Use the CISA Known Exploited Vulnerabilities Catalogue to Improve Your Patching Program

Cyber criminals are finding and exploiting vulnerabilities in programs and equipment faster than ever. For an example, just this week the Cybersecurity and Infrastructure Security Agency (CISA) warned of two vulnerabilities with CVE ratings of 9.8 that are being actively exploited in the wild to attack unpatched versions of multiple product lines from VMware and of BIG-IP software from F5. According to an advisory published Wednesday, the vulnerabilities (tracked as CVE-2022-22960 and CVE-2022-22960) were reverse engineered by attackers, an exploit was developed, and unpatched devices were being attacked within 48 hours of the release. Currently, this kind of rapid exploitation is not at all unusual. This means that to keep in step, organizations not only must monitor all of their IT assets for vulnerabilities, they must patch them quickly and intelligently.

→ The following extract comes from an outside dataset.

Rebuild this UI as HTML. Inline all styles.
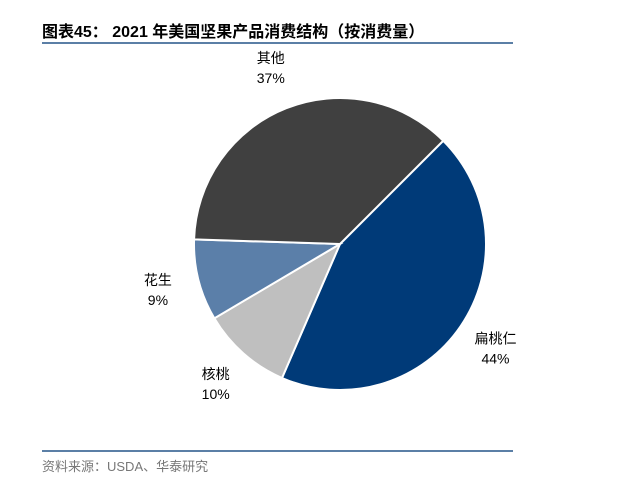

This is where the CISA Known Exploited Vulnerabilities Catalogue (also known as the “must patch list”) can be a real help. It is free to all, regularly updated, and can be accessed at https://www.cisa.gov/known-exploited-vulnerabilities-catalog. What is nice about this tool is that it only includes vulnerabilities that are known to be currently exploited and dangerous. This helps you avoid wasting time and effort patching vulnerabilities that can wait. The catalogue also helps prevent organizations from concentrating too much on Microsoft systems. When you view the current catalogue, you will see exploited vulnerabilities in Apple, Cisco, VMWare, Big-IP, Fortinet, Chrome and IBM just to name a few.

As we have emphasized before, it is very important to track all of your IT assets. That is why maintaining current inventories of all hardware devices, software applications, operating systems and firmware applications on your networks is listed as Job #1 in cutting-edge information security guidance. Once you have a process in place to ensure that your inventories are complete and regularly updated, why not leverage all of that work to inform your patching and security maintenance program? You can simply compare the must patch list with your IT asset inventories and see if any of the currently exploited vulnerabilities pertain to your systems. If they do, that gives you a quick guide on which systems should be immediately patched. Remember that in the current threat environment, speed is indeed of the essence!